▶ _SET PROBLEM_
Scan the lines below; pull out those with "this".

Rows from a dataset of charts and code:
------------------------------------------------------------

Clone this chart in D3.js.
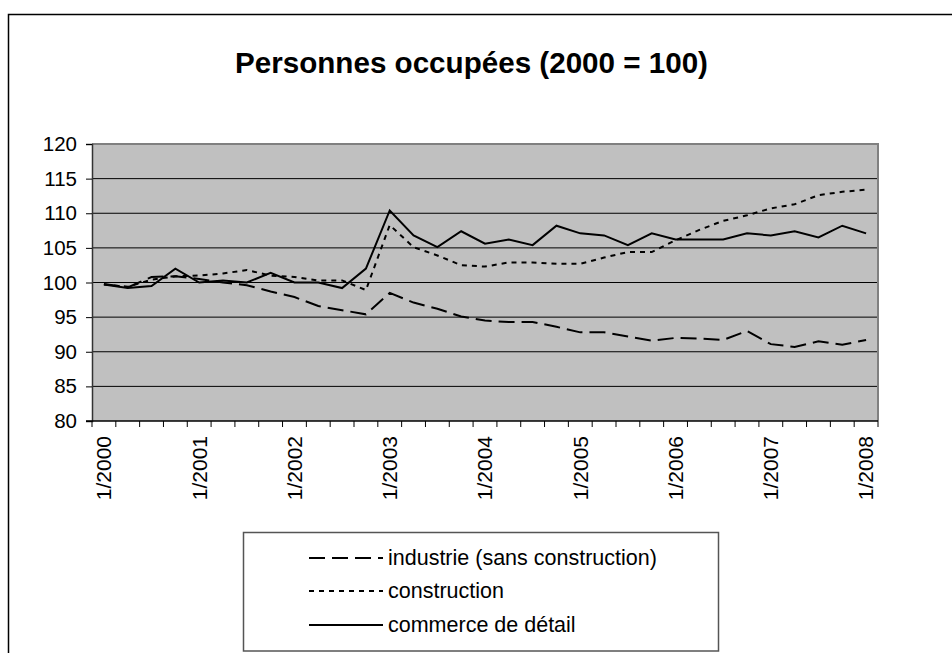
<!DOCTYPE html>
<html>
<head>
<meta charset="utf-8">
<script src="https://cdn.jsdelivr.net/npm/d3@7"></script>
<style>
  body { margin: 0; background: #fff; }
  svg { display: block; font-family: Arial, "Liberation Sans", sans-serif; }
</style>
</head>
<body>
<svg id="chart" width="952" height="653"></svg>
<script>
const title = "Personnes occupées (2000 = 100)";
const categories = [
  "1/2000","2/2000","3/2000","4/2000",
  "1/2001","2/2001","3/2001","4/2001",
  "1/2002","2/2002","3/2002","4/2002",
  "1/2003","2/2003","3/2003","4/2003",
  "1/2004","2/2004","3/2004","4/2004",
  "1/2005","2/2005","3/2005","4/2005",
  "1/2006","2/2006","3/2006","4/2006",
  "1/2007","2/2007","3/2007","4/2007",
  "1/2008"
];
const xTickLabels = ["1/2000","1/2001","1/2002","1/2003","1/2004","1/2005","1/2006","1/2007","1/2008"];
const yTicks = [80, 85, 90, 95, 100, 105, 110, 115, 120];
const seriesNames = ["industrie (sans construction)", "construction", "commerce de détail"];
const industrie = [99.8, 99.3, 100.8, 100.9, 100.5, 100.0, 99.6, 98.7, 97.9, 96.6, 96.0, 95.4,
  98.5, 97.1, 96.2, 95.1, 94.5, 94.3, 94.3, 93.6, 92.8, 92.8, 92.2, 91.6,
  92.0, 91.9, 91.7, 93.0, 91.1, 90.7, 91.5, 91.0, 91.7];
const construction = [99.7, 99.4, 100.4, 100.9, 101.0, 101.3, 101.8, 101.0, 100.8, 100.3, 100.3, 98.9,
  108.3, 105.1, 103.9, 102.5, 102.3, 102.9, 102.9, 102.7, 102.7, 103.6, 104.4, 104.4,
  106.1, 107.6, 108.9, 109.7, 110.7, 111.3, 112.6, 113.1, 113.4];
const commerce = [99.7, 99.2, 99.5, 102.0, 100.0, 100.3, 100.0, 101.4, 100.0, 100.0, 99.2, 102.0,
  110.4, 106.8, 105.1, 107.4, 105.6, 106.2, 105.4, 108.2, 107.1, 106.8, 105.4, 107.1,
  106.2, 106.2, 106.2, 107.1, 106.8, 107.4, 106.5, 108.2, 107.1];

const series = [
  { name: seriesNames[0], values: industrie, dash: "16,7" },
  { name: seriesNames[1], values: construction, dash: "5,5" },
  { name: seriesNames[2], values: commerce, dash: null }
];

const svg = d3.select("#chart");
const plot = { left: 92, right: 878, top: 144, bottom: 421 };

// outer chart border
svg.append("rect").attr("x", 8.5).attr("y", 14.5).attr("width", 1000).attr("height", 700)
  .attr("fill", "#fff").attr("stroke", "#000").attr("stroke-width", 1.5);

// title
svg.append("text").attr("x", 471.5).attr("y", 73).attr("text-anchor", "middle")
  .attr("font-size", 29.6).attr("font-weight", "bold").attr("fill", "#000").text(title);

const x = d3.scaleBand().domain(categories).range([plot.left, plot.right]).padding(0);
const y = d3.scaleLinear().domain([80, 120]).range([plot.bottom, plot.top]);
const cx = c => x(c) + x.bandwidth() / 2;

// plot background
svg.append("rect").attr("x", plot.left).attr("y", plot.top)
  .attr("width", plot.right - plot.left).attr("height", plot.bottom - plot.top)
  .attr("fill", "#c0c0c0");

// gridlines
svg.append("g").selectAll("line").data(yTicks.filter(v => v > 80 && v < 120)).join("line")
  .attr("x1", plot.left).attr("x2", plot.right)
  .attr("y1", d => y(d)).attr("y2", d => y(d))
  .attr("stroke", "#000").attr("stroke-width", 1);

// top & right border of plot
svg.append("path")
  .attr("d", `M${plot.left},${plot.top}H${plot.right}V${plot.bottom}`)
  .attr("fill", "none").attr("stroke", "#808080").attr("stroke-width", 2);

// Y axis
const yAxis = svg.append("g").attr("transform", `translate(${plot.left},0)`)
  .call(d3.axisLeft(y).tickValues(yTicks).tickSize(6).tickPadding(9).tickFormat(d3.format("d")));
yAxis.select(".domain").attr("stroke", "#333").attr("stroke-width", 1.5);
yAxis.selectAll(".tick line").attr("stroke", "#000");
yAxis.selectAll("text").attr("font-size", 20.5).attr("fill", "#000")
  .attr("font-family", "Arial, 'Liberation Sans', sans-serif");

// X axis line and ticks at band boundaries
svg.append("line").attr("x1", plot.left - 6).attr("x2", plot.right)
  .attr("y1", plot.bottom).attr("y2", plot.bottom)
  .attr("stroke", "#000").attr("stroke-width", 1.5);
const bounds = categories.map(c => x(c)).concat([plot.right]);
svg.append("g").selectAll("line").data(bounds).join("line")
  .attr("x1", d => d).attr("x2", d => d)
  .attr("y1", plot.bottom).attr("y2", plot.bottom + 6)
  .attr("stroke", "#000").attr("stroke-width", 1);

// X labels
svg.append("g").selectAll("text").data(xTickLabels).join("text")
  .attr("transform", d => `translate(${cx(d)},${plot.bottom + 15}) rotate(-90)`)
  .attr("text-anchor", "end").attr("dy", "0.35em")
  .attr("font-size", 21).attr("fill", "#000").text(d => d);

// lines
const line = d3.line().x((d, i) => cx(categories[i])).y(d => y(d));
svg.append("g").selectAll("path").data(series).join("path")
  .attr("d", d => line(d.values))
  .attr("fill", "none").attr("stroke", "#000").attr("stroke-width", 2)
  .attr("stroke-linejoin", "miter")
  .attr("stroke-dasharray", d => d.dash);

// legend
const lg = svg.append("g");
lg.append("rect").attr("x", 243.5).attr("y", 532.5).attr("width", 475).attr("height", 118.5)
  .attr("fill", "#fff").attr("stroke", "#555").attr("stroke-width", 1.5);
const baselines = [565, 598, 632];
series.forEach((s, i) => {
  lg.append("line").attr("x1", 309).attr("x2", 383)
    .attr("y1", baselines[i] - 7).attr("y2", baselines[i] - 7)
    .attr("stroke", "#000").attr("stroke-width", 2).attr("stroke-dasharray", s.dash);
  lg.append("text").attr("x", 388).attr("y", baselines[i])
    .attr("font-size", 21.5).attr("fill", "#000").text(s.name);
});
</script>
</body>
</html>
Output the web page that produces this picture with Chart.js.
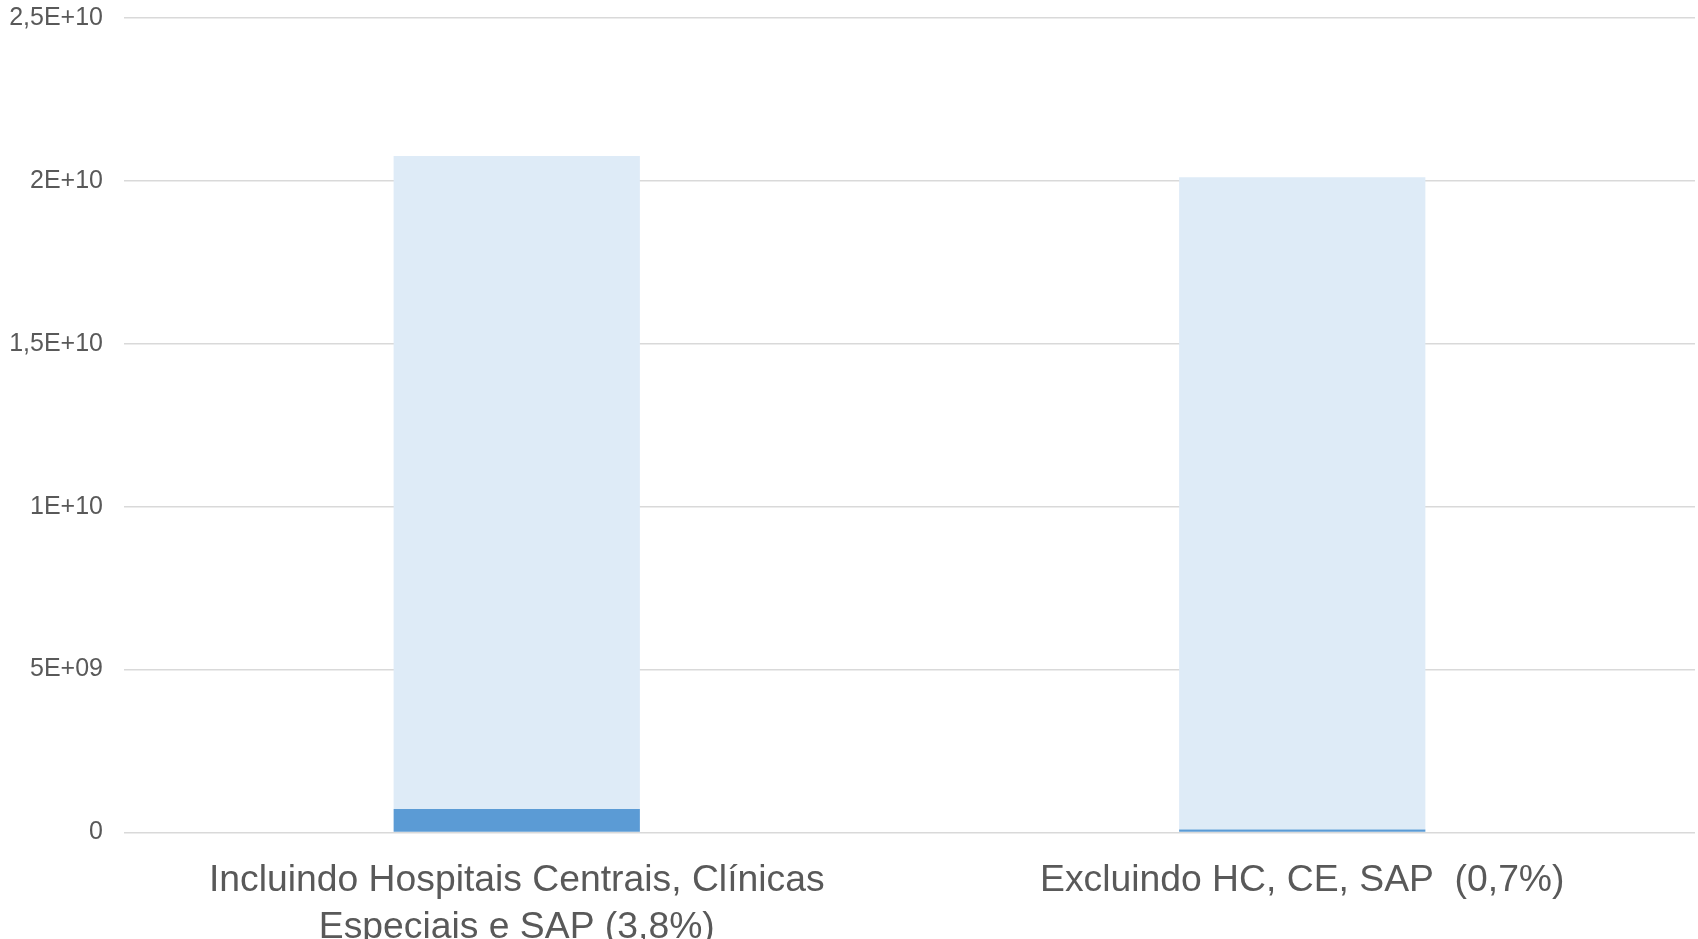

------------------------------------------------------------

▶ _TASK ANSWER_
Clone this chart in D3.js.
Output the web page that produces this picture with Chart.js.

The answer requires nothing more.